> Set problem
Take the lines from the one with "Emit a Python" through the one with "from matplotlib.ticker import PercentFormatter", both ends kept, and reproduce them exactly without the pictures.

> Stored records
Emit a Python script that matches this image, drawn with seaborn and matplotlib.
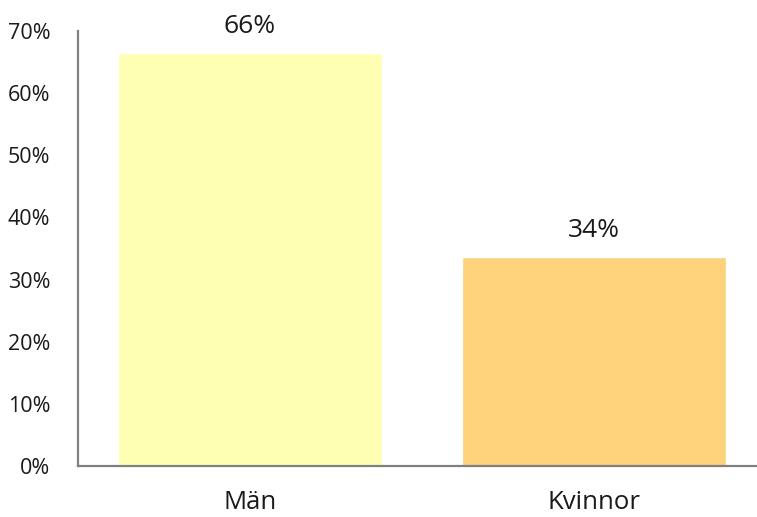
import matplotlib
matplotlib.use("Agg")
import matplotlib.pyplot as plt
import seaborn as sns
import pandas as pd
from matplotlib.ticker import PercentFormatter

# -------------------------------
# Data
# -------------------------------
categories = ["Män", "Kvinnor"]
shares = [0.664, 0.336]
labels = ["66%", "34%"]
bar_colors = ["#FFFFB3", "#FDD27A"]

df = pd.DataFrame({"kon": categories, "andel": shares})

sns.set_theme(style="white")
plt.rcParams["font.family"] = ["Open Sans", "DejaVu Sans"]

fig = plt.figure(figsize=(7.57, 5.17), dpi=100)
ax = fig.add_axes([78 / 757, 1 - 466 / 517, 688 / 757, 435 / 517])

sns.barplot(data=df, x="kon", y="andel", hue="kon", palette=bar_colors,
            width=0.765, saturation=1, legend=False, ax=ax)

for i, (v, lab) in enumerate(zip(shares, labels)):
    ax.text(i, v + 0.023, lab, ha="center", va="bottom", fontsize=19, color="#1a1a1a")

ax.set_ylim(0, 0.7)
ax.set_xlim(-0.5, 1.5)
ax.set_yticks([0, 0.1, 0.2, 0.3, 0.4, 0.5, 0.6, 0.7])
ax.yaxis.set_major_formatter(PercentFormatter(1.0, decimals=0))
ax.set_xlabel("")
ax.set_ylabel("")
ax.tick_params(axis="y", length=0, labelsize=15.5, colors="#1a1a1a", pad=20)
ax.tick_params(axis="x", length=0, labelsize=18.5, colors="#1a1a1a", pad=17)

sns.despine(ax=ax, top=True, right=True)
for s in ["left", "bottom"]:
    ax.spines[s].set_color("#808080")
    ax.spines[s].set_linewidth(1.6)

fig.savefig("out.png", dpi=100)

--

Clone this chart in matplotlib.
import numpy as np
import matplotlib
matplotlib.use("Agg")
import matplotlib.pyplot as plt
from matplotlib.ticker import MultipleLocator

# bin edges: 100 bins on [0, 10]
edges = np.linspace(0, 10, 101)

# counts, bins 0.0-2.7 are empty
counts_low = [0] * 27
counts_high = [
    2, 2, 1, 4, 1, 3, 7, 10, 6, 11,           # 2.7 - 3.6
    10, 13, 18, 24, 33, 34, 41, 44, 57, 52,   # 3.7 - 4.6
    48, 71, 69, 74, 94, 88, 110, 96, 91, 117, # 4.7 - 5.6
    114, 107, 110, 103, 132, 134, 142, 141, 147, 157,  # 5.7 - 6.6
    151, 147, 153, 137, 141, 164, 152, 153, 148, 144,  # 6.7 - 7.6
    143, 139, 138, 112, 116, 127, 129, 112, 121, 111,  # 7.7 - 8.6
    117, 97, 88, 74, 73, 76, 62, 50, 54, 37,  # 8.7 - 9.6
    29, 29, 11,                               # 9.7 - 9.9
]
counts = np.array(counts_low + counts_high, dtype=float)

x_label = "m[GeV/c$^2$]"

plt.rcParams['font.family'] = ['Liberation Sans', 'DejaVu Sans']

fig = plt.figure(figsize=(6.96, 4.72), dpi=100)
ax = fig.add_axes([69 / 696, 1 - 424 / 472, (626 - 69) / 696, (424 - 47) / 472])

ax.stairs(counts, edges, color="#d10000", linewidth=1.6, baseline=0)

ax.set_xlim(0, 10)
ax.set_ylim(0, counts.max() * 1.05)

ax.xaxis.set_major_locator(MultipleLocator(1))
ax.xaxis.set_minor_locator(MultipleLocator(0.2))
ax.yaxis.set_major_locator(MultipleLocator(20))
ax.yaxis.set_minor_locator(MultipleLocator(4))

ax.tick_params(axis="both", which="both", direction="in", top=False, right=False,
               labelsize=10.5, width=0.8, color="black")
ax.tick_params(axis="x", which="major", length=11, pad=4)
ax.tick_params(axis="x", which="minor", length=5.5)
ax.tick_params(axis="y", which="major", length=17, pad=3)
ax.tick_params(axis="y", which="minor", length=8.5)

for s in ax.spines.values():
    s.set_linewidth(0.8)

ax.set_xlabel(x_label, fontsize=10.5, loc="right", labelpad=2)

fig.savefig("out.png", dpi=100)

> Result
Emit a Python script that matches this image, drawn with seaborn and matplotlib.
import matplotlib
matplotlib.use("Agg")
import matplotlib.pyplot as plt
import seaborn as sns
import pandas as pd
from matplotlib.ticker import PercentFormatter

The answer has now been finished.